◆ **The task**
All of the material should be reproduced exactly, with pictures left out.

↓

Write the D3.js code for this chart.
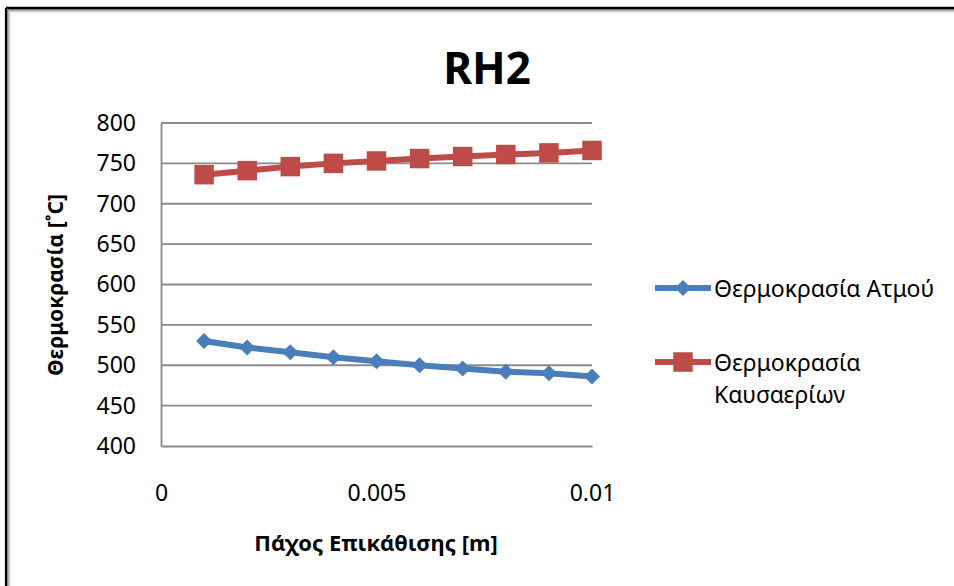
<!DOCTYPE html>
<html>
<head>
<meta charset="utf-8">
<script src="https://cdn.jsdelivr.net/npm/d3@7"></script>
<style>
  html, body { margin: 0; padding: 0; background: #fff; }
  svg { display: block; }
  text { font-family: "Noto Sans", "Open Sans", sans-serif; fill: #000; }
</style>
</head>
<body>
<svg id="chart" width="954" height="586"></svg>
<script>
// Deposit thickness [m]
const thickness = [0.001, 0.002, 0.003, 0.004, 0.005, 0.006, 0.007, 0.008, 0.009, 0.010];
// Steam temperature [°C]
const steamTemp = [530, 522, 516, 510, 505, 500, 496, 492, 490, 486];
// Flue gas temperature [°C]
const flueTemp = [736, 741, 746, 750, 753, 756, 758.5, 761, 763, 766];

const yTicks = [400, 450, 500, 550, 600, 650, 700, 750, 800];
const xTicks = [0, 0.005, 0.01];
const xTickLabels = ["0", "0.005", "0.01"];

const seriesNames = ["Θερμοκρασία Ατμού", "Θερμοκρασία Καυσαερίων"];
const seriesColors = ["#4A7EBB", "#BE4B48"];

const svg = d3.select("#chart");

// Chart frame with soft inner shadow (top and left edges)
const frame = svg.append("g");
[["#000", 2.2, 7.9], ["#7a7a7a", 1, 9.5], ["#a8a8a8", 1, 10.5], ["#cfcfcf", 1, 11.5], ["#ececec", 1, 12.5]]
  .forEach(([c, w, o]) => {
    frame.append("line").attr("x1", o - 1.9).attr("x2", 954).attr("y1", o).attr("y2", o)
      .attr("stroke", c).attr("stroke-width", w);
    frame.append("line").attr("x1", o - 1.9).attr("x2", o - 1.9).attr("y1", o).attr("y2", 586)
      .attr("stroke", c).attr("stroke-width", w);
  });

const x = d3.scaleLinear().domain([0, 0.01]).range([161, 592]);
const y = d3.scaleLinear().domain([400, 800]).range([446, 123]);

// Horizontal gridlines
svg.append("g")
  .selectAll("line")
  .data(yTicks.slice(1))
  .join("line")
  .attr("x1", x(0)).attr("x2", x(0.01))
  .attr("y1", d => y(d)).attr("y2", d => y(d))
  .attr("stroke", "#8a8a8a").attr("stroke-width", 1.8);

// Y axis
const yAxis = svg.append("g")
  .attr("transform", `translate(${x(0)},0)`)
  .call(d3.axisLeft(y).tickValues(yTicks).tickSize(0).tickPadding(25));
yAxis.select(".domain").attr("stroke", "#8a8a8a").attr("stroke-width", 1.8);
yAxis.selectAll(".tick text").style("font-size", "23px").attr("fill", "#000");

// X axis
const xAxis = svg.append("g")
  .attr("transform", `translate(0,${y(400)})`)
  .call(d3.axisBottom(x).tickValues(xTicks).tickFormat((d, i) => xTickLabels[i]).tickSize(0).tickPadding(39));
xAxis.select(".domain").attr("stroke", "#8a8a8a").attr("stroke-width", 1.8);
xAxis.selectAll(".tick text").style("font-size", "23px").attr("fill", "#000");

// Title
svg.append("text")
  .attr("x", 487).attr("y", 84)
  .attr("text-anchor", "middle")
  .style("font-size", "44px").style("font-weight", "bold")
  .text("RH2");

// Axis titles
svg.append("text")
  .attr("transform", "translate(63,285) rotate(-90)")
  .attr("text-anchor", "middle")
  .style("font-size", "21px").style("font-weight", "bold")
  .text("Θερμοκρασία [˚C]");

svg.append("text")
  .attr("x", 376).attr("y", 551)
  .attr("text-anchor", "middle")
  .style("font-size", "22px").style("font-weight", "bold")
  .text("Πάχος Επικάθισης [m]");

// Series lines and markers
const line = d3.line().x(d => x(d[0])).y(d => y(d[1]));
const diamond = d3.symbol().type(d3.symbolDiamond2).size(165);
const square = d3.symbol().type(d3.symbolSquare).size(380);

const series = [
  { values: steamTemp, color: seriesColors[0], sym: diamond, width: 6 },
  { values: flueTemp, color: seriesColors[1], sym: square, width: 6 }
];

series.forEach(s => {
  const pts = thickness.map((t, i) => [t, s.values[i]]);
  svg.append("path")
    .attr("d", line(pts))
    .attr("fill", "none")
    .attr("stroke", s.color)
    .attr("stroke-width", s.width)
    .attr("stroke-linejoin", "round");
  svg.append("g")
    .selectAll("path")
    .data(pts)
    .join("path")
    .attr("transform", d => `translate(${x(d[0])},${y(d[1])})`)
    .attr("d", s.sym())
    .attr("fill", s.color);
});

// Legend
const legend = svg.append("g");
const legendRows = [
  { lines: ["Θερμοκρασία Ατμού"], y: 288, base: 297, s: series[0] },
  { lines: ["Θερμοκρασία", "Καυσαερίων"], y: 362, base: 371, s: series[1] }
];
legendRows.forEach(r => {
  legend.append("line")
    .attr("x1", 655).attr("x2", 711).attr("y1", r.y).attr("y2", r.y)
    .attr("stroke", r.s.color).attr("stroke-width", r.s.width);
  legend.append("path")
    .attr("transform", `translate(683,${r.y})`)
    .attr("d", r.s.sym())
    .attr("fill", r.s.color);
  r.lines.forEach((t, i) => {
    legend.append("text")
      .attr("x", 714).attr("y", r.base + i * 32)
      .style("font-size", "23px")
      .text(t);
  });
});
</script>
</body>
</html>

↑

◆ **The response**
Write the D3.js code for this chart.
<!DOCTYPE html>
<html>
<head>
<meta charset="utf-8">
<script src="https://cdn.jsdelivr.net/npm/d3@7"></script>
<style>
  html, body { margin: 0; padding: 0; background: #fff; }
  svg { display: block; }
  text { font-family: "Noto Sans", "Open Sans", sans-serif; fill: #000; }
</style>
</head>
<body>
<svg id="chart" width="954" height="586"></svg>
<script>
// Deposit thickness [m]
const thickness = [0.001, 0.002, 0.003, 0.004, 0.005, 0.006, 0.007, 0.008, 0.009, 0.010];
// Steam temperature [°C]
const steamTemp = [530, 522, 516, 510, 505, 500, 496, 492, 490, 486];
// Flue gas temperature [°C]
const flueTemp = [736, 741, 746, 750, 753, 756, 758.5, 761, 763, 766];

const yTicks = [400, 450, 500, 550, 600, 650, 700, 750, 800];
const xTicks = [0, 0.005, 0.01];
const xTickLabels = ["0", "0.005", "0.01"];

const seriesNames = ["Θερμοκρασία Ατμού", "Θερμοκρασία Καυσαερίων"];
const seriesColors = ["#4A7EBB", "#BE4B48"];

const svg = d3.select("#chart");

// Chart frame with soft inner shadow (top and left edges)
const frame = svg.append("g");
[["#000", 2.2, 7.9], ["#7a7a7a", 1, 9.5], ["#a8a8a8", 1, 10.5], ["#cfcfcf", 1, 11.5], ["#ececec", 1, 12.5]]
  .forEach(([c, w, o]) => {
    frame.append("line").attr("x1", o - 1.9).attr("x2", 954).attr("y1", o).attr("y2", o)
      .attr("stroke", c).attr("stroke-width", w);
    frame.append("line").attr("x1", o - 1.9).attr("x2", o - 1.9).attr("y1", o).attr("y2", 586)
      .attr("stroke", c).attr("stroke-width", w);
  });

const x = d3.scaleLinear().domain([0, 0.01]).range([161, 592]);
const y = d3.scaleLinear().domain([400, 800]).range([446, 123]);

// Horizontal gridlines
svg.append("g")
  .selectAll("line")
  .data(yTicks.slice(1))
  .join("line")
  .attr("x1", x(0)).attr("x2", x(0.01))
  .attr("y1", d => y(d)).attr("y2", d => y(d))
  .attr("stroke", "#8a8a8a").attr("stroke-width", 1.8);

// Y axis
const yAxis = svg.append("g")
  .attr("transform", `translate(${x(0)},0)`)
  .call(d3.axisLeft(y).tickValues(yTicks).tickSize(0).tickPadding(25));
yAxis.select(".domain").attr("stroke", "#8a8a8a").attr("stroke-width", 1.8);
yAxis.selectAll(".tick text").style("font-size", "23px").attr("fill", "#000");

// X axis
const xAxis = svg.append("g")
  .attr("transform", `translate(0,${y(400)})`)
  .call(d3.axisBottom(x).tickValues(xTicks).tickFormat((d, i) => xTickLabels[i]).tickSize(0).tickPadding(39));
xAxis.select(".domain").attr("stroke", "#8a8a8a").attr("stroke-width", 1.8);
xAxis.selectAll(".tick text").style("font-size", "23px").attr("fill", "#000");

// Title
svg.append("text")
  .attr("x", 487).attr("y", 84)
  .attr("text-anchor", "middle")
  .style("font-size", "44px").style("font-weight", "bold")
  .text("RH2");

// Axis titles
svg.append("text")
  .attr("transform", "translate(63,285) rotate(-90)")
  .attr("text-anchor", "middle")
  .style("font-size", "21px").style("font-weight", "bold")
  .text("Θερμοκρασία [˚C]");

svg.append("text")
  .attr("x", 376).attr("y", 551)
  .attr("text-anchor", "middle")
  .style("font-size", "22px").style("font-weight", "bold")
  .text("Πάχος Επικάθισης [m]");

// Series lines and markers
const line = d3.line().x(d => x(d[0])).y(d => y(d[1]));
const diamond = d3.symbol().type(d3.symbolDiamond2).size(165);
const square = d3.symbol().type(d3.symbolSquare).size(380);

const series = [
  { values: steamTemp, color: seriesColors[0], sym: diamond, width: 6 },
  { values: flueTemp, color: seriesColors[1], sym: square, width: 6 }
];

series.forEach(s => {
  const pts = thickness.map((t, i) => [t, s.values[i]]);
  svg.append("path")
    .attr("d", line(pts))
    .attr("fill", "none")
    .attr("stroke", s.color)
    .attr("stroke-width", s.width)
    .attr("stroke-linejoin", "round");
  svg.append("g")
    .selectAll("path")
    .data(pts)
    .join("path")
    .attr("transform", d => `translate(${x(d[0])},${y(d[1])})`)
    .attr("d", s.sym())
    .attr("fill", s.color);
});

// Legend
const legend = svg.append("g");
const legendRows = [
  { lines: ["Θερμοκρασία Ατμού"], y: 288, base: 297, s: series[0] },
  { lines: ["Θερμοκρασία", "Καυσαερίων"], y: 362, base: 371, s: series[1] }
];
legendRows.forEach(r => {
  legend.append("line")
    .attr("x1", 655).attr("x2", 711).attr("y1", r.y).attr("y2", r.y)
    .attr("stroke", r.s.color).attr("stroke-width", r.s.width);
  legend.append("path")
    .attr("transform", `translate(683,${r.y})`)
    .attr("d", r.s.sym())
    .attr("fill", r.s.color);
  r.lines.forEach((t, i) => {
    legend.append("text")
      .attr("x", 714).attr("y", r.base + i * 32)
      .style("font-size", "23px")
      .text(t);
  });
});
</script>
</body>
</html>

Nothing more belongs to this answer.